Niwa climate scientists have forecast NZ could be on track to experience a rare trifecta year for La Niña’s persistence, with a 60% likelihood predicted the conditions would continue from now to July and 50:50 from there to the end of the year. If so, that would make it three in a row for La Niña’s influence.

But Duncan said it was important not to get too far ahead in looking at La Niña implications, particularly when current patterns were indicating NZ was being subject to some peculiarities in shorter-term weather patterns.

“We have this marine heatwave here which is quite localised to NZ waters, and then we have these massive high pressure systems really influencing both water temperatures and our rainmaking potential, some of these systems are the size of Australia,” Duncan said.

Australia’s meteorologists said the La Niña system continues to fade, possibly reaching a neutral state by winter.

The pattern of large, dominating blocking high pressure systems has been a recurrent one for the past three years, with nor ’easterly La Niña-type rainmakers ‘bouncing’ off the edge of the dominant high pressure systems and missing NZ entirely.

“Fortunately, this year we have managed to get some of those systems slip through to bring some welcome rain, but some areas like Waikato and Southland are having an Indian type summer, with the risk of a ‘green’ drought,” he said.

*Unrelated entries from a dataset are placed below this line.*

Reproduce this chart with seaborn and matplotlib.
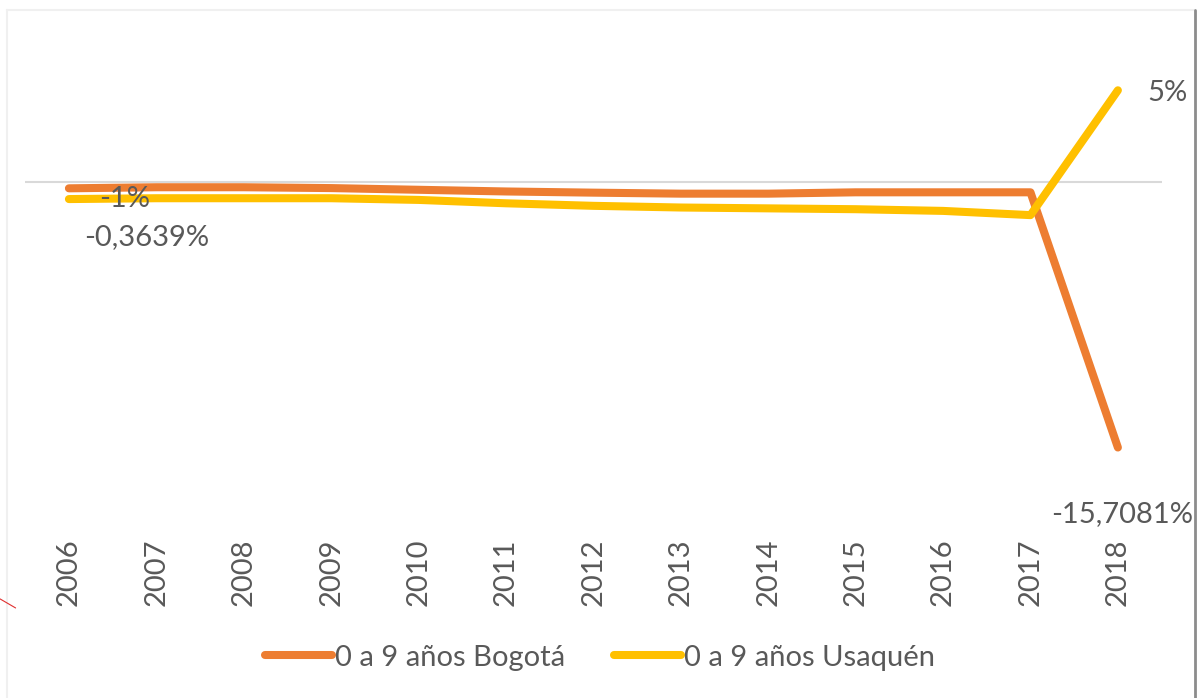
import matplotlib.pyplot as plt
import numpy as np
import pandas as pd
import seaborn as sns
from matplotlib.lines import Line2D

years = [2006, 2007, 2008, 2009, 2010, 2011, 2012, 2013, 2014, 2015, 2016, 2017, 2018]
bogota = [-0.3639, -0.30, -0.30, -0.35, -0.45, -0.55, -0.62, -0.68, -0.68, -0.60, -0.60, -0.60, -15.7081]
usaquen = [-1.0, -0.95, -0.95, -0.95, -1.05, -1.25, -1.40, -1.50, -1.55, -1.60, -1.70, -1.95, 5.44]
series_names = ["0 a 9 años Bogotá", "0 a 9 años Usaquén"]
colors = ["#ED7D31", "#FFC000"]

df = pd.DataFrame({
    "year": years * 2,
    "value": bogota + usaquen,
    "serie": [series_names[0]] * len(years) + [series_names[1]] * len(years),
})

sns.set_style("white")
plt.rcParams["font.family"] = ["Lato", "DejaVu Sans"]
text_color = "#595959"
fs = 21

fig = plt.figure(figsize=(12, 6.98), dpi=100)
ax = fig.add_axes([0.021, 0.255, 0.947, 0.726])

sns.lineplot(data=df, x="year", y="value", hue="serie", palette=colors,
             linewidth=5.8, ax=ax, legend=False)
for line in ax.get_lines():
    line.set_solid_capstyle("round")
    line.set_solid_joinstyle("round")

ax.axhline(0, color="#d9d9d9", linewidth=1.5, zorder=0)
ax.set_xlim(years[0] - 0.5, years[-1] + 0.5)
ax.set_ylim(-20, 10)
ax.set_yticks([])
ax.set_xticks(years)
ax.set_xticklabels([str(y) for y in years], rotation=90, fontsize=fs, color=text_color)
ax.tick_params(axis="x", length=0, pad=13)
ax.set_xlabel("")
ax.set_ylabel("")
for s in ax.spines.values():
    s.set_visible(False)

# data labels
ax.annotate("-1%", (years[0], usaquen[0]), xytext=(22, 0), textcoords="offset points",
            fontsize=fs, color=text_color, va="center")
ax.annotate("-0,3639%", (years[0], bogota[0]), xytext=(11, -35), textcoords="offset points",
            fontsize=fs, color=text_color, va="center")
ax.annotate("5%", (years[-1], usaquen[-1]), xytext=(21.5, -2), textcoords="offset points",
            fontsize=fs, color=text_color, va="center")
ax.annotate("-15,7081%", (years[-1], bogota[-1]), xytext=(3, -48), textcoords="offset points",
            fontsize=fs, color=text_color, va="center", ha="center")

# legend
handles = [Line2D([0], [0], color=c, linewidth=5.8, solid_capstyle="round") for c in colors]
fig.legend(handles, series_names, loc="center", bbox_to_anchor=(0.5, 0.058), ncol=2,
           frameon=False, fontsize=fs, labelcolor=text_color, handlelength=2.3,
           handletextpad=0.1, columnspacing=1.7)

# chart area border like the screenshot
fig.add_artist(Line2D([0.006, 0.006], [0, 0.986], color="#f0f0f0", linewidth=1.5))
fig.add_artist(Line2D([0.006, 0.996], [0.986, 0.986], color="#f0f0f0", linewidth=1.5))
fig.add_artist(Line2D([0.996, 0.996], [0, 0.986], color="#8c8c8c", linewidth=2))
fig.add_artist(Line2D([0.0, 0.013], [0.142, 0.129], color="#e03030", linewidth=0.8))

fig.savefig("out.png", dpi=100)
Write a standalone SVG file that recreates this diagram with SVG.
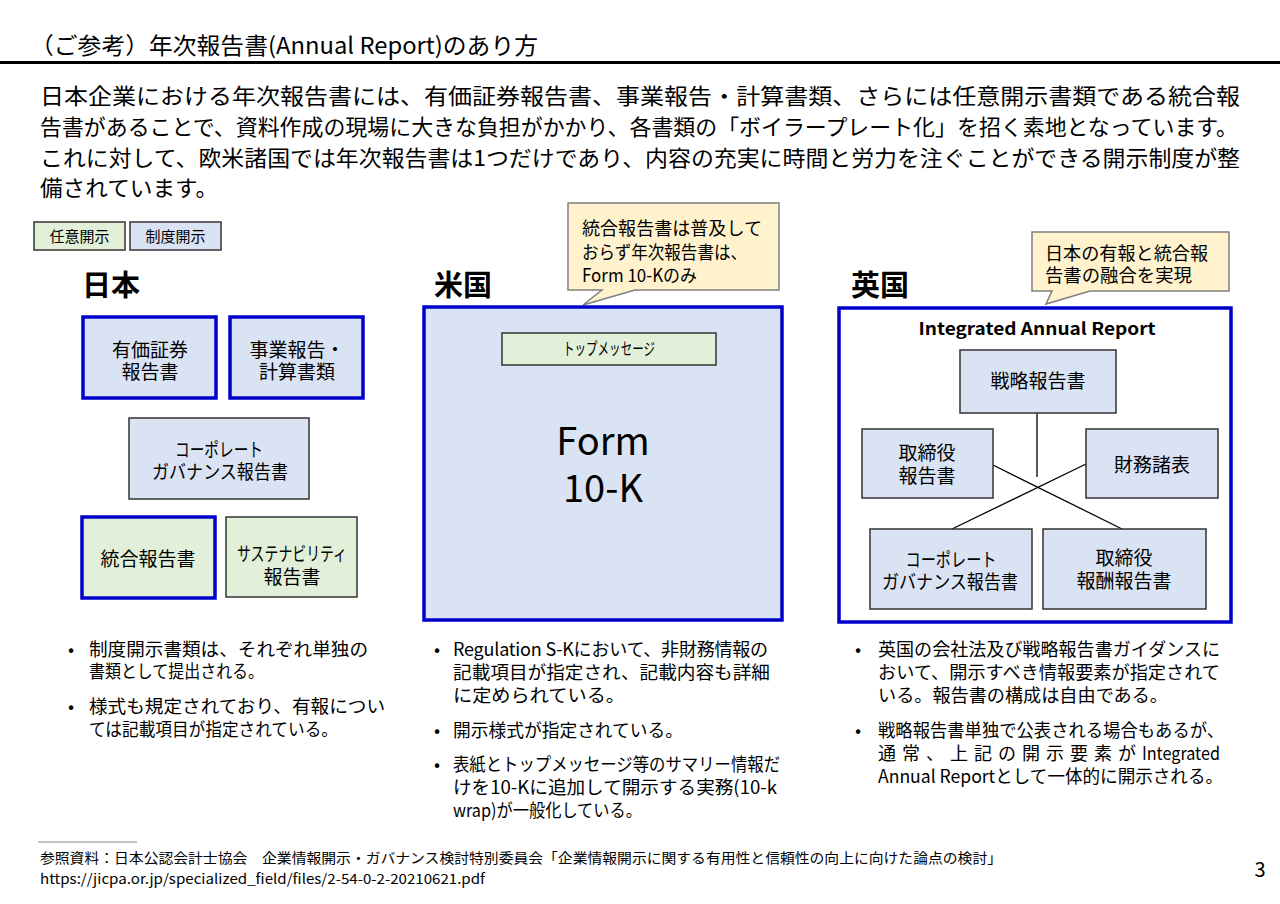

Duncan likened La Niña to a dial of degrees rather than a switch, and NZ’s experience with it has only touched the “moderate” point on that dial this year.

“And we are only on the edge of the tropics where most of its impact will be felt,” he said.

He said in contrast La Niña has proven to be a ‘switch’ effect in Australia, where rainfall levels down the continent’s east coast have been consistently higher and more reliable than NZ’s for the past two years.

The Australia Bureau of Meteorology’s landscape water balance index paints a 100% root zone soil moisture level for almost the entire east coast from Cape York down and past Melbourne.

Niwa’s soil moisture deficit indicator highlights soils in much of Waikato, Whanganui and Otago all experiencing significant moisture deficits.

Duncan said the lack of snow in the usual catchments so close to the start of winter was also a concern.

Looking through to winter he anticipated the lower South Island may still continue drier than average. 

In the meantime, the upper North Island was entering its fifth consecutive farming year with below normal rainfall. Longer-term weather modelling done by WeatherWatch and IBM has NZ continuing to trend drier through May.

To the end of April, Waikato had only had 50% of its average year to date rainfall.